| What to do |
Quote the whole listing word for word. Do not include the pictures.

| Given material |
**********
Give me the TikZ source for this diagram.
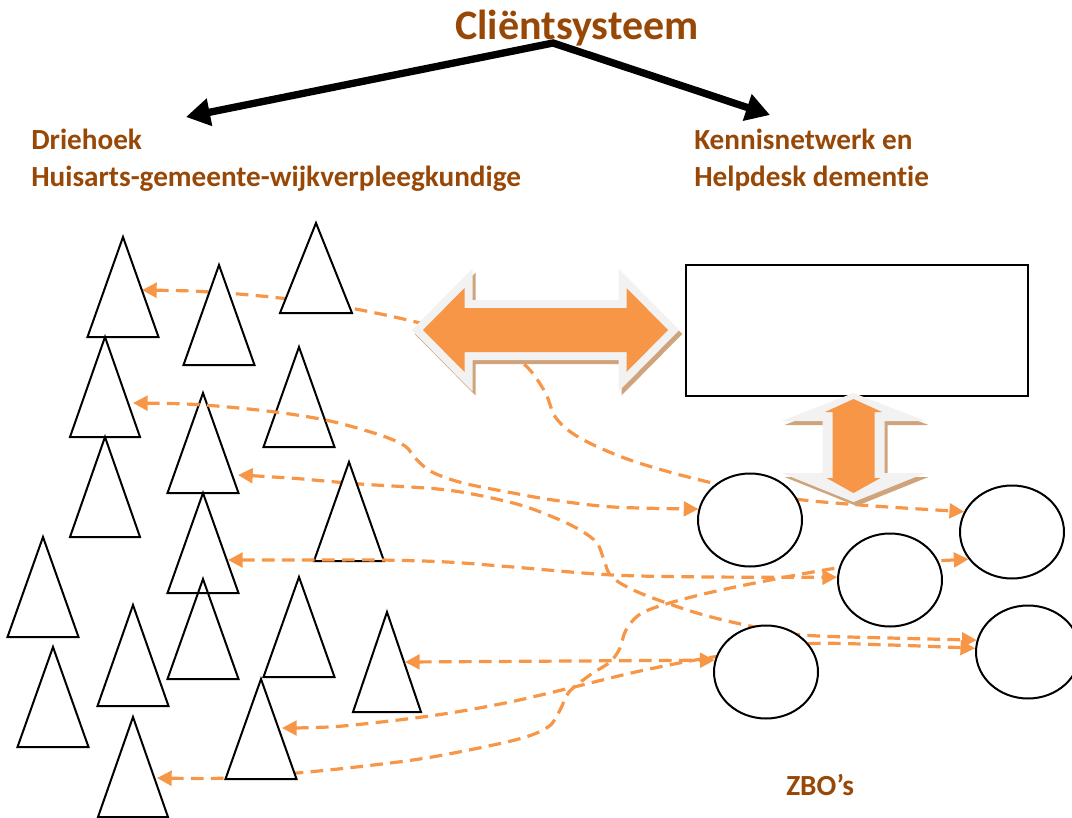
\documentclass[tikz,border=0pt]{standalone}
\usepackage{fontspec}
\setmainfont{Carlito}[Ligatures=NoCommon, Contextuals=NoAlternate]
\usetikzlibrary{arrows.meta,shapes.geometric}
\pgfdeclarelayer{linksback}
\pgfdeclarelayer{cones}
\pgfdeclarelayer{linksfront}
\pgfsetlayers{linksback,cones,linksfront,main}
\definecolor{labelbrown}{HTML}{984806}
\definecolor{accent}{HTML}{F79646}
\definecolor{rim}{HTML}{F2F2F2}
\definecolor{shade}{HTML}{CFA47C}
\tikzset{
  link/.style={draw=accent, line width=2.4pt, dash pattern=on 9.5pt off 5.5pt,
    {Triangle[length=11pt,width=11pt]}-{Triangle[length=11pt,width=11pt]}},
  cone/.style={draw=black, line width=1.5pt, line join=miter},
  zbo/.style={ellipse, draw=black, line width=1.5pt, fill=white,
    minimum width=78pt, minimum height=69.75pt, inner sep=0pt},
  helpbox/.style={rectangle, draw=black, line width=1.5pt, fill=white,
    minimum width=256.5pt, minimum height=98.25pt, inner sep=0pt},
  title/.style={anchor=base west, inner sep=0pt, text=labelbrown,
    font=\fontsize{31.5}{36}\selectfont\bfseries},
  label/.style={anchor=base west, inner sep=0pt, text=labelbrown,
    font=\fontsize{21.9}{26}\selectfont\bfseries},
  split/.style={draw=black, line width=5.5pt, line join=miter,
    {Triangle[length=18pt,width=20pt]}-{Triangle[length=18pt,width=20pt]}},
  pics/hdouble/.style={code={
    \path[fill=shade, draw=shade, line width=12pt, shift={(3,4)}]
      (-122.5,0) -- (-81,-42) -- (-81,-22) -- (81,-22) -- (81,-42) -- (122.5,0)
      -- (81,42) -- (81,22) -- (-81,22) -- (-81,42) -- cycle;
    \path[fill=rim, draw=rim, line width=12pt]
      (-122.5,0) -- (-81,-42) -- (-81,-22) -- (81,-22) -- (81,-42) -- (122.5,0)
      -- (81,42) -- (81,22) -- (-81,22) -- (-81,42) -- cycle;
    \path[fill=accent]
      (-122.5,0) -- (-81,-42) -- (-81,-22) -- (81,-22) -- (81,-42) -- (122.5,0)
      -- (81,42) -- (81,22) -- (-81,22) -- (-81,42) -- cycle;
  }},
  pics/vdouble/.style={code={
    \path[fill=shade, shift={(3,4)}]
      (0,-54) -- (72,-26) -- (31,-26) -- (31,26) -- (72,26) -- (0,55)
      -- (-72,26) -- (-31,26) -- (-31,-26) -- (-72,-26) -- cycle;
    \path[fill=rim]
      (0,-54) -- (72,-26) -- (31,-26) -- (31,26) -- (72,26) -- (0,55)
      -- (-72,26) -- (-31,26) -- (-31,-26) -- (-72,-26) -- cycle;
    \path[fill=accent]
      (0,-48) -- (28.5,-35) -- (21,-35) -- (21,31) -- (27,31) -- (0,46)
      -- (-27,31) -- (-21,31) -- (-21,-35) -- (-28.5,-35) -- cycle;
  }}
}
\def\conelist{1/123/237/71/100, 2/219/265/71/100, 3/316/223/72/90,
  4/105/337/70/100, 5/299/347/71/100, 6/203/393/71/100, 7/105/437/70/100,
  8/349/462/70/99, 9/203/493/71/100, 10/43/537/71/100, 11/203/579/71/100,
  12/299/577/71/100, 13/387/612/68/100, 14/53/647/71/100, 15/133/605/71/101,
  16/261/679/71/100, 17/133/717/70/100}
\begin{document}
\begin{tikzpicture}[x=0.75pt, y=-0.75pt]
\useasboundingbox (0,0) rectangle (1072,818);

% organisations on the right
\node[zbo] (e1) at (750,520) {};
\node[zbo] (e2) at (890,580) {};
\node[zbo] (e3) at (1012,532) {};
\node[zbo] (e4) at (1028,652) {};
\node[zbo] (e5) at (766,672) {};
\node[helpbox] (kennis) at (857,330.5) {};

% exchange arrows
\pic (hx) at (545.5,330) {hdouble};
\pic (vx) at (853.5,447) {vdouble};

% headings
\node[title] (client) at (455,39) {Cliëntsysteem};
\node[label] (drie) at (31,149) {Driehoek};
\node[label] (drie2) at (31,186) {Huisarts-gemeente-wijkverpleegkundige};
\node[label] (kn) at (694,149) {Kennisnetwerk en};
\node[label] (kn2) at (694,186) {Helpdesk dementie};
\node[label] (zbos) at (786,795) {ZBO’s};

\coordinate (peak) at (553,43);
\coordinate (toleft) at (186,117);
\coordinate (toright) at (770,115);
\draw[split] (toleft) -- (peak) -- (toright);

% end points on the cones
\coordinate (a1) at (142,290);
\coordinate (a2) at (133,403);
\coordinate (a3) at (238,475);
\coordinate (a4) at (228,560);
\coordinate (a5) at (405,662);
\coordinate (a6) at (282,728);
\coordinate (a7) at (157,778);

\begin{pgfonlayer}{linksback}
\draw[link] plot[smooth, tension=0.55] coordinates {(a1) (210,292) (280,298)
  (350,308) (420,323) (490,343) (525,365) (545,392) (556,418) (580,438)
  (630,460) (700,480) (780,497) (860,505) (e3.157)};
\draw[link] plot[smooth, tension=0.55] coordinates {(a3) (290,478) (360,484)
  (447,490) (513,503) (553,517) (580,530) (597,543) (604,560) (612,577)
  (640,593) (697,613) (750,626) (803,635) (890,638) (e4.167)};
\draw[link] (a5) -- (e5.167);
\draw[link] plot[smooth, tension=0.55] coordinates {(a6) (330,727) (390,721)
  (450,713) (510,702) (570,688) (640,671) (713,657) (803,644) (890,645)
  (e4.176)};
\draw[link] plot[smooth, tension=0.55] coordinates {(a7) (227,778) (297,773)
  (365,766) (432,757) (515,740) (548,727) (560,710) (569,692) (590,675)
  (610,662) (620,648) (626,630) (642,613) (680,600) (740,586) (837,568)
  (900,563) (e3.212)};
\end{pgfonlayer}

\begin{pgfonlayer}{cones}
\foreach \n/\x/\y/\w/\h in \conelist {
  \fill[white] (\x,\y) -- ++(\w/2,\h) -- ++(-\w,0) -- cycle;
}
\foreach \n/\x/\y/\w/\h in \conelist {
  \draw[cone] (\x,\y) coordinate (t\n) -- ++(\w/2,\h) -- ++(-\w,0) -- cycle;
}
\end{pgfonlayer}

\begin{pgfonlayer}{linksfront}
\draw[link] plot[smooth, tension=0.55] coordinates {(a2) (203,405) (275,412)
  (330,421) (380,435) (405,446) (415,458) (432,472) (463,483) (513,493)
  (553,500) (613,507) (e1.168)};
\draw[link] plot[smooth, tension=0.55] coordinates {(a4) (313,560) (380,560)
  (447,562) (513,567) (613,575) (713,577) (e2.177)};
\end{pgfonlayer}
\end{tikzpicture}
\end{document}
**********
| Written solution |
Give me the TikZ source for this diagram.
\documentclass[tikz,border=0pt]{standalone}
\usepackage{fontspec}
\setmainfont{Carlito}[Ligatures=NoCommon, Contextuals=NoAlternate]
\usetikzlibrary{arrows.meta,shapes.geometric}
\pgfdeclarelayer{linksback}
\pgfdeclarelayer{cones}
\pgfdeclarelayer{linksfront}
\pgfsetlayers{linksback,cones,linksfront,main}
\definecolor{labelbrown}{HTML}{984806}
\definecolor{accent}{HTML}{F79646}
\definecolor{rim}{HTML}{F2F2F2}
\definecolor{shade}{HTML}{CFA47C}
\tikzset{
  link/.style={draw=accent, line width=2.4pt, dash pattern=on 9.5pt off 5.5pt,
    {Triangle[length=11pt,width=11pt]}-{Triangle[length=11pt,width=11pt]}},
  cone/.style={draw=black, line width=1.5pt, line join=miter},
  zbo/.style={ellipse, draw=black, line width=1.5pt, fill=white,
    minimum width=78pt, minimum height=69.75pt, inner sep=0pt},
  helpbox/.style={rectangle, draw=black, line width=1.5pt, fill=white,
    minimum width=256.5pt, minimum height=98.25pt, inner sep=0pt},
  title/.style={anchor=base west, inner sep=0pt, text=labelbrown,
    font=\fontsize{31.5}{36}\selectfont\bfseries},
  label/.style={anchor=base west, inner sep=0pt, text=labelbrown,
    font=\fontsize{21.9}{26}\selectfont\bfseries},
  split/.style={draw=black, line width=5.5pt, line join=miter,
    {Triangle[length=18pt,width=20pt]}-{Triangle[length=18pt,width=20pt]}},
  pics/hdouble/.style={code={
    \path[fill=shade, draw=shade, line width=12pt, shift={(3,4)}]
      (-122.5,0) -- (-81,-42) -- (-81,-22) -- (81,-22) -- (81,-42) -- (122.5,0)
      -- (81,42) -- (81,22) -- (-81,22) -- (-81,42) -- cycle;
    \path[fill=rim, draw=rim, line width=12pt]
      (-122.5,0) -- (-81,-42) -- (-81,-22) -- (81,-22) -- (81,-42) -- (122.5,0)
      -- (81,42) -- (81,22) -- (-81,22) -- (-81,42) -- cycle;
    \path[fill=accent]
      (-122.5,0) -- (-81,-42) -- (-81,-22) -- (81,-22) -- (81,-42) -- (122.5,0)
      -- (81,42) -- (81,22) -- (-81,22) -- (-81,42) -- cycle;
  }},
  pics/vdouble/.style={code={
    \path[fill=shade, shift={(3,4)}]
      (0,-54) -- (72,-26) -- (31,-26) -- (31,26) -- (72,26) -- (0,55)
      -- (-72,26) -- (-31,26) -- (-31,-26) -- (-72,-26) -- cycle;
    \path[fill=rim]
      (0,-54) -- (72,-26) -- (31,-26) -- (31,26) -- (72,26) -- (0,55)
      -- (-72,26) -- (-31,26) -- (-31,-26) -- (-72,-26) -- cycle;
    \path[fill=accent]
      (0,-48) -- (28.5,-35) -- (21,-35) -- (21,31) -- (27,31) -- (0,46)
      -- (-27,31) -- (-21,31) -- (-21,-35) -- (-28.5,-35) -- cycle;
  }}
}
\def\conelist{1/123/237/71/100, 2/219/265/71/100, 3/316/223/72/90,
  4/105/337/70/100, 5/299/347/71/100, 6/203/393/71/100, 7/105/437/70/100,
  8/349/462/70/99, 9/203/493/71/100, 10/43/537/71/100, 11/203/579/71/100,
  12/299/577/71/100, 13/387/612/68/100, 14/53/647/71/100, 15/133/605/71/101,
  16/261/679/71/100, 17/133/717/70/100}
\begin{document}
\begin{tikzpicture}[x=0.75pt, y=-0.75pt]
\useasboundingbox (0,0) rectangle (1072,818);

% organisations on the right
\node[zbo] (e1) at (750,520) {};
\node[zbo] (e2) at (890,580) {};
\node[zbo] (e3) at (1012,532) {};
\node[zbo] (e4) at (1028,652) {};
\node[zbo] (e5) at (766,672) {};
\node[helpbox] (kennis) at (857,330.5) {};

% exchange arrows
\pic (hx) at (545.5,330) {hdouble};
\pic (vx) at (853.5,447) {vdouble};

% headings
\node[title] (client) at (455,39) {Cliëntsysteem};
\node[label] (drie) at (31,149) {Driehoek};
\node[label] (drie2) at (31,186) {Huisarts-gemeente-wijkverpleegkundige};
\node[label] (kn) at (694,149) {Kennisnetwerk en};
\node[label] (kn2) at (694,186) {Helpdesk dementie};
\node[label] (zbos) at (786,795) {ZBO’s};

\coordinate (peak) at (553,43);
\coordinate (toleft) at (186,117);
\coordinate (toright) at (770,115);
\draw[split] (toleft) -- (peak) -- (toright);

% end points on the cones
\coordinate (a1) at (142,290);
\coordinate (a2) at (133,403);
\coordinate (a3) at (238,475);
\coordinate (a4) at (228,560);
\coordinate (a5) at (405,662);
\coordinate (a6) at (282,728);
\coordinate (a7) at (157,778);

\begin{pgfonlayer}{linksback}
\draw[link] plot[smooth, tension=0.55] coordinates {(a1) (210,292) (280,298)
  (350,308) (420,323) (490,343) (525,365) (545,392) (556,418) (580,438)
  (630,460) (700,480) (780,497) (860,505) (e3.157)};
\draw[link] plot[smooth, tension=0.55] coordinates {(a3) (290,478) (360,484)
  (447,490) (513,503) (553,517) (580,530) (597,543) (604,560) (612,577)
  (640,593) (697,613) (750,626) (803,635) (890,638) (e4.167)};
\draw[link] (a5) -- (e5.167);
\draw[link] plot[smooth, tension=0.55] coordinates {(a6) (330,727) (390,721)
  (450,713) (510,702) (570,688) (640,671) (713,657) (803,644) (890,645)
  (e4.176)};
\draw[link] plot[smooth, tension=0.55] coordinates {(a7) (227,778) (297,773)
  (365,766) (432,757) (515,740) (548,727) (560,710) (569,692) (590,675)
  (610,662) (620,648) (626,630) (642,613) (680,600) (740,586) (837,568)
  (900,563) (e3.212)};
\end{pgfonlayer}

\begin{pgfonlayer}{cones}
\foreach \n/\x/\y/\w/\h in \conelist {
  \fill[white] (\x,\y) -- ++(\w/2,\h) -- ++(-\w,0) -- cycle;
}
\foreach \n/\x/\y/\w/\h in \conelist {
  \draw[cone] (\x,\y) coordinate (t\n) -- ++(\w/2,\h) -- ++(-\w,0) -- cycle;
}
\end{pgfonlayer}

\begin{pgfonlayer}{linksfront}
\draw[link] plot[smooth, tension=0.55] coordinates {(a2) (203,405) (275,412)
  (330,421) (380,435) (405,446) (415,458) (432,472) (463,483) (513,493)
  (553,500) (613,507) (e1.168)};
\draw[link] plot[smooth, tension=0.55] coordinates {(a4) (313,560) (380,560)
  (447,562) (513,567) (613,575) (713,577) (e2.177)};
\end{pgfonlayer}
\end{tikzpicture}
\end{document}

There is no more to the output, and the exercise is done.